Art, Word & Image (2010)

John Dixon Hunt, David Lomas, and Michael Corris, Art, Word and Image: 2,000 Years of Visual/Textual Interaction (Reaktion Books, 2010)

Excerpt from Part III, “Word and Image in Art Since 1945”:

The Play of Resolution
What did the conjunction ‘word’ and ‘image’ mean to art produced in the aftermath of World War Two? What possibilities did these two pillars of expression conjure up for artists still struggling to come to grips with the enormous cost, in human and material terms, of that historic conflict?

The prospect of a cornucopia of civilizing virtues lurking deep within the categories ‘art’ and ‘literature’ seemed doubtful after the experience of total war. Art and literature proved to be fluid, rather than foundational, markers for the future. While creative expression has always been in dialogue with currents of ideological conflict, the status of art and literature was challenged by the extreme polarization of left and right characteristic of the inter-war period and extending into the post-war era in the shape of the Cold War. The ideological mobilization of societies for the sake of war or Communism or capitalism from the 1930s through the 1950s left its mark on art while bringing home the lesson that the promise of culture’s autonomy — a condition linked to the autonomy of the subject — rested largely upon a certain understanding between power and society at large.

The events of World War Two taught the world that the individual was expendable. In particular, it was the Shoah that demonstrated precisely how autonomy could be obliterated using the available tools of Enlightenment rationality and capitalist efficiency. Art of the immediate post-War period could not remain indifferent to this history, to these truths. Yet, it was caught in an irresolvable situation: while it was art’s ethical duty to bear witness to the disasters of genocide and war, art could not be certain that it possessed adequate means to do so. A benchmark of horror had been installed in the history of civilization; not just art, but life itself was in question.
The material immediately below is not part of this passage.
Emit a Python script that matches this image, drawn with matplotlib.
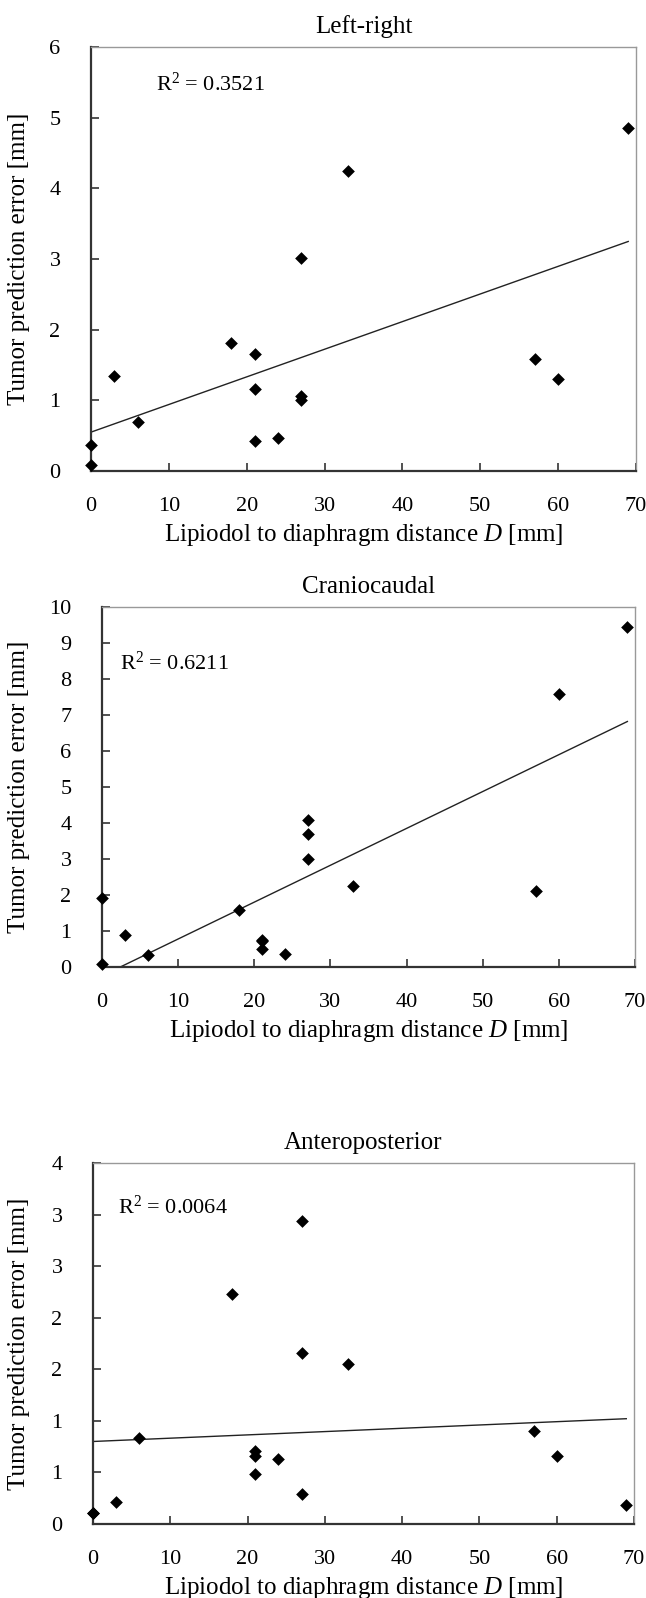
import matplotlib
matplotlib.use("Agg")
import matplotlib.pyplot as plt
import numpy as np

plt.rcParams['font.family'] = ['Liberation Serif', 'DejaVu Serif']
plt.rcParams['mathtext.fontset'] = 'custom'
plt.rcParams['mathtext.rm'] = 'Liberation Serif'
plt.rcParams['mathtext.it'] = 'Liberation Serif:italic'
plt.rcParams['mathtext.default'] = 'regular'

# ---------------- data ----------------
titles = ["Left-right", "Craniocaudal", "Anteroposterior"]
r2_labels = ["0.3521", "0.6211", "0.0064"]

lr_x = [0, 0, 3, 6, 18, 21, 21, 21, 24, 27, 27, 27, 33, 57, 60, 69]
lr_y = [0.09, 0.37, 1.35, 0.70, 1.81, 1.66, 1.16, 0.42, 0.47, 3.02, 1.06, 1.01, 4.25, 1.58, 1.30, 4.86]

cc_x = [0, 0, 3, 6, 18, 21, 21, 21, 24, 27, 27, 27, 33, 57, 60, 69]
cc_y = [0.07, 1.92, 0.88, 0.33, 1.57, 0.74, 0.50, 0.72, 0.37, 4.08, 3.69, 3.00, 2.24, 2.11, 7.57, 9.45]

ap_x = [0, 0, 3, 6, 18, 21, 21, 21, 24, 27, 27, 27, 33, 57, 60, 69]
ap_y = [0.11, 0.11, 0.21, 0.83, 2.23, 0.71, 0.66, 0.485, 0.63, 2.94, 1.66, 0.29, 1.55, 0.90, 0.66, 0.18]

# linear trend lines (intercept, slope)
lr_trend = [0.55, 0.0391]
cc_trend = [-0.246, 0.1024]
ap_trend = [0.80, 0.0032]

x_ticks = [0, 10, 20, 30, 40, 50, 60, 70]
lr_yticks = [0, 1, 2, 3, 4, 5, 6]
cc_yticks = [0, 1, 2, 3, 4, 5, 6, 7, 8, 9, 10]
ap_yticks = [0, 0.5, 1.0, 1.5, 2.0, 2.5, 3.0, 3.5]
ap_yticklabels = ["0", "1", "1", "2", "2", "3", "3", "4"]

# R^2 text anchor (data coords: x, y)
r2_pos = [(8.4, 5.47), (2.4, 8.45), (3.2, 3.07)]

# --------------- layout ---------------
W, H = 646, 1598
fig = plt.figure(figsize=(W / 100, H / 100), dpi=100)

rects_px = [(91, 47, 636, 471), (102, 607, 635, 967), (93, 1163, 634, 1524)]

datasets = [
    (lr_x, lr_y, lr_trend, lr_yticks, None, 6),
    (cc_x, cc_y, cc_trend, cc_yticks, None, 10),
    (ap_x, ap_y, ap_trend, ap_yticks, ap_yticklabels, 3.5),
]

TICK_FS = 16
LAB_FS = 18
for i, ((x, y, tr, yt, ytl, ymax), (l, t, r, b)) in enumerate(zip(datasets, rects_px)):
    ax = fig.add_axes([l / W, 1 - b / H, (r - l) / W, (b - t) / H])
    ax.set_xlim(0, 70)
    ax.set_ylim(0, ymax)
    ax.scatter(x, y, marker='D', s=42, color='black', zorder=3, clip_on=False, linewidths=0)
    xs = np.array([min(x), max(x)], dtype=float)
    ys = tr[0] + tr[1] * xs
    ax.plot(xs, ys, color='#222222', lw=1.0, zorder=2)
    ax.set_xticks(x_ticks)
    ax.set_yticks(yt)
    if ytl is not None:
        ax.set_yticklabels(ytl)
    ax.tick_params(axis='x', direction='in', length=6, width=1.2, labelsize=TICK_FS, pad=19,
                   color='#333333')
    ax.tick_params(axis='y', direction='in', length=6, width=1.2, labelsize=TICK_FS, pad=22,
                   color='#333333')
    for s in ['left', 'bottom']:
        ax.spines[s].set_color('#333333')
        ax.spines[s].set_linewidth(1.6)
    for s in ['top', 'right']:
        ax.spines[s].set_color('#999999')
        ax.spines[s].set_linewidth(1.0)
    ax.set_xlabel(r'Lipiodol to diaphragm distance $\mathit{D}$ [mm]', fontsize=LAB_FS, labelpad=4)
    ax.set_ylabel('Tumor prediction error [mm]', fontsize=LAB_FS, va='center')
    ax.yaxis.set_label_coords((19 - l) / (r - l), 0.5)
    ax.set_title(titles[i], fontsize=LAB_FS, pad=10)
    ax.text(r2_pos[i][0], r2_pos[i][1], 'R$^{2}$ = ' + r2_labels[i], fontsize=16,
            va='center', ha='left')

fig.savefig('out.png', dpi=100)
This chapter begins at a point of crisis: in art and society. If 1945 marks the end of the autonomous subject, then it also signals the beginning of a reaction against the post-War aporia of representation so brilliantly addressed in the writings of Theodor W. Adorno. Without trivializing Adorno’s conclusions or remaining indifferent to the historical events that gave rise to them, it can be said that the aporetic relation between word and image in art presented artists of the post-War period with a means to stave off cultural paralysis. In this context, the dialogue between word and image in a single artwork becomes a symbol of compensation; a symptom of the acknowledgement of the impossibility of art and literature to represent the collapse of the autonomous subject. The condition of the possibility of art is exemplified by the closing utterance of the protagonist in Samuel Beckett’s 1953 novel, L’Innomable (The Unnamable): ‘I can’t go on, I’ll go on.’